Stored data |
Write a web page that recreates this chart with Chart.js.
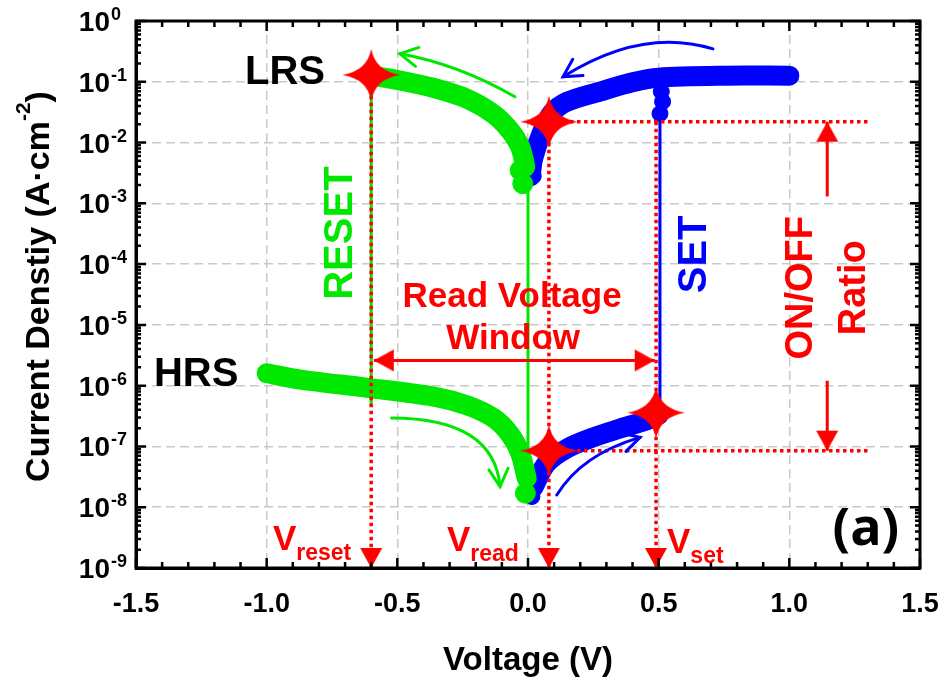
==
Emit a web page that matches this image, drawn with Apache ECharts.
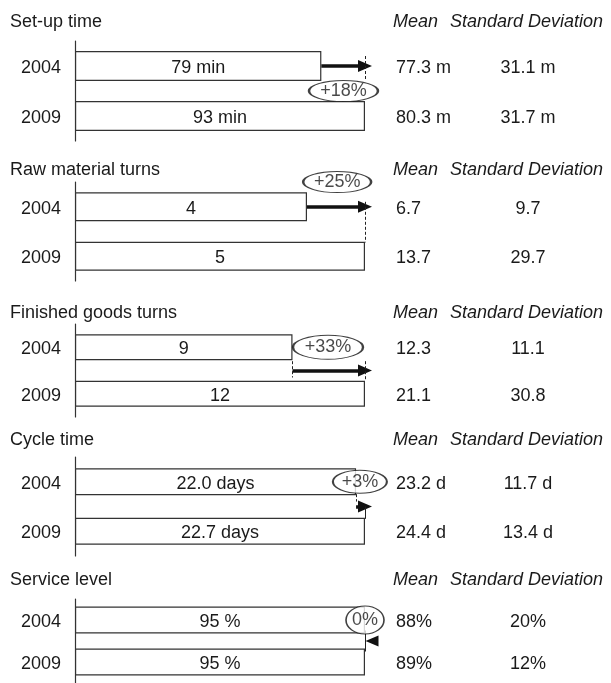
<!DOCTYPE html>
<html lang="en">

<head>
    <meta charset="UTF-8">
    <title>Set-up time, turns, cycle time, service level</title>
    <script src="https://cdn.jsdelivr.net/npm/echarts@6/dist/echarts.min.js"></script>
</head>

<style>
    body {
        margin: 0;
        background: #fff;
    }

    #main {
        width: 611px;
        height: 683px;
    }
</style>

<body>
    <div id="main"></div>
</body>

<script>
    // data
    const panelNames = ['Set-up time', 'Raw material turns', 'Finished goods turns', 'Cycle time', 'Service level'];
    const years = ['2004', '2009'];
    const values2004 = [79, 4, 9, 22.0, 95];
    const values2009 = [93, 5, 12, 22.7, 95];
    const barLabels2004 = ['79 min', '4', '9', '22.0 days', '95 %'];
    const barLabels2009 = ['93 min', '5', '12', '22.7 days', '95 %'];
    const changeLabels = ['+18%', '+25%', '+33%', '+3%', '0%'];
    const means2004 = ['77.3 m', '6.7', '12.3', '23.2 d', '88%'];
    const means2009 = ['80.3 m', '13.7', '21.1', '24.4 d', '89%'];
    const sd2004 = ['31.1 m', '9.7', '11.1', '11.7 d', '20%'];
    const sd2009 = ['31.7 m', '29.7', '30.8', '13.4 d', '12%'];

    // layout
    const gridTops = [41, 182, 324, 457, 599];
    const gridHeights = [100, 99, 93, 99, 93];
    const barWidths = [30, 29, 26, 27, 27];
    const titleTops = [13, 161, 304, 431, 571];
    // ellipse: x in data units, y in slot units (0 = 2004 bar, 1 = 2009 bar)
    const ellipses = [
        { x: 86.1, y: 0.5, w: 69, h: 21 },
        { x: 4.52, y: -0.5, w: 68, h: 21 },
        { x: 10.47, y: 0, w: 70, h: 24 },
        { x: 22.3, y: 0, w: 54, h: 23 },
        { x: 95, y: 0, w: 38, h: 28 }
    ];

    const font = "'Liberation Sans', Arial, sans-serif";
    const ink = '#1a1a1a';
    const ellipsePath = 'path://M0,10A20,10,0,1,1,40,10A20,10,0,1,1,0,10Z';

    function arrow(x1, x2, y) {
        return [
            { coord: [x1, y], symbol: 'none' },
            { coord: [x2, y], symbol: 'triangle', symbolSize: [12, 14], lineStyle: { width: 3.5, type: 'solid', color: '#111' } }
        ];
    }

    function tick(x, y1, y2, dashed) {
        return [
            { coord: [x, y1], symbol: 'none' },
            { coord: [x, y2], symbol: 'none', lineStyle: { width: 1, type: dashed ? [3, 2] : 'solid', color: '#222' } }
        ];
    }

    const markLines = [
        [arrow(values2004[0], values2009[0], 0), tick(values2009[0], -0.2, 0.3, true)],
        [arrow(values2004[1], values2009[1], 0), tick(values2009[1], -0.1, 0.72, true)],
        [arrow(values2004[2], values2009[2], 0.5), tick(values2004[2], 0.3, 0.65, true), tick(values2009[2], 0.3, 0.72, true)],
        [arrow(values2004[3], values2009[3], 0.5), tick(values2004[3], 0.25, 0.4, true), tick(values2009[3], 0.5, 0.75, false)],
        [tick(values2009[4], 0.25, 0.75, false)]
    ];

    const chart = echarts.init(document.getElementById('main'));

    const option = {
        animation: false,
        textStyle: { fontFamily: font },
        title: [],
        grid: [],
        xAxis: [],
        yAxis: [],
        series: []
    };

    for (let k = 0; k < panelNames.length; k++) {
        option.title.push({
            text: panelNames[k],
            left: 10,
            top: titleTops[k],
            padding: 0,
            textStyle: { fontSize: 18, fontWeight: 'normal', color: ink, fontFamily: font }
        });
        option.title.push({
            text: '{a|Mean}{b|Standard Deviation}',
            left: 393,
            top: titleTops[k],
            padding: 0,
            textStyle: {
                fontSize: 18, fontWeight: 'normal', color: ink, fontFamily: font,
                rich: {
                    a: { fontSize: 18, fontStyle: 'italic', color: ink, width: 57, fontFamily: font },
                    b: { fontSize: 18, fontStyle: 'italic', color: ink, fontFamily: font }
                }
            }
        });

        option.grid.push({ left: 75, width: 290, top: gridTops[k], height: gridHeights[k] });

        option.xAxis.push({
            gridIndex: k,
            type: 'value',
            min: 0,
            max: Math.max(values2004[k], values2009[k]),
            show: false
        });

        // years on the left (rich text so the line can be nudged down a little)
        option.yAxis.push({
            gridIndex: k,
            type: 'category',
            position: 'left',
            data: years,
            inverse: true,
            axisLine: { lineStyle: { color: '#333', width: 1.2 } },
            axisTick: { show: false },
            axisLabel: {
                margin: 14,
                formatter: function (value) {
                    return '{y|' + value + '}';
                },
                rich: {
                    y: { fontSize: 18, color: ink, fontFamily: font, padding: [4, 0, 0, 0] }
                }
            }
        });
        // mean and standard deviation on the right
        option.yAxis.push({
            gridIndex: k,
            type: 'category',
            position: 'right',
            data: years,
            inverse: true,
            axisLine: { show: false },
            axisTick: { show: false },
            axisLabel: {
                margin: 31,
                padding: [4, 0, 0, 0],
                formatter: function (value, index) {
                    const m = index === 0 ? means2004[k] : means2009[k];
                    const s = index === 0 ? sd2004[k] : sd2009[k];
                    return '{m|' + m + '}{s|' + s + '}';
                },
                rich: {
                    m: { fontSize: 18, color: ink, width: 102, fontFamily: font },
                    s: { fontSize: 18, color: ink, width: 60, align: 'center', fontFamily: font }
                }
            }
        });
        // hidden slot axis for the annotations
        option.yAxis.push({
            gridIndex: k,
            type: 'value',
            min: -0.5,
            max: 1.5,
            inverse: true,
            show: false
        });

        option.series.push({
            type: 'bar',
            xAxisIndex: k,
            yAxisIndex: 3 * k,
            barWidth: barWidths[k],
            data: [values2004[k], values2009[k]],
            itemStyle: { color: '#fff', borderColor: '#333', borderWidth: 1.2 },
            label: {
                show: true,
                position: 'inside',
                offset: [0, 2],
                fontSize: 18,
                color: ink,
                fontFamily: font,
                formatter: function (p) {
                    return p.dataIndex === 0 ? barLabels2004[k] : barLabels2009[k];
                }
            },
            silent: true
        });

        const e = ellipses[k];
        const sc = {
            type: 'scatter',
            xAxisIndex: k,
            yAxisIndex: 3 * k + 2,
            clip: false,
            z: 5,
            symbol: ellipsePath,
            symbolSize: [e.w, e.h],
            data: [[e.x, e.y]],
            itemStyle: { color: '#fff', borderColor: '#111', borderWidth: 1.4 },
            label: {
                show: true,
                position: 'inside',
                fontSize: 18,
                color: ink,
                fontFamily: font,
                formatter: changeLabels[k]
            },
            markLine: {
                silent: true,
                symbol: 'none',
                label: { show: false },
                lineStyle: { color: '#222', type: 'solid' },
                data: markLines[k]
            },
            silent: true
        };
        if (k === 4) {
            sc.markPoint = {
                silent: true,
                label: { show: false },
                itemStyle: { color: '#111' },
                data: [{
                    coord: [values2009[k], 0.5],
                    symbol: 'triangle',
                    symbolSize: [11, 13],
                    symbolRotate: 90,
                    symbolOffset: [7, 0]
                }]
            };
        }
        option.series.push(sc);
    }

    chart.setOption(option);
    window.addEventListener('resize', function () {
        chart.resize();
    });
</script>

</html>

Objective | Look through the lines above and collect those with the word "this".

The output |
Write a web page that recreates this chart with Chart.js.
Emit a web page that matches this image, drawn with Apache ECharts.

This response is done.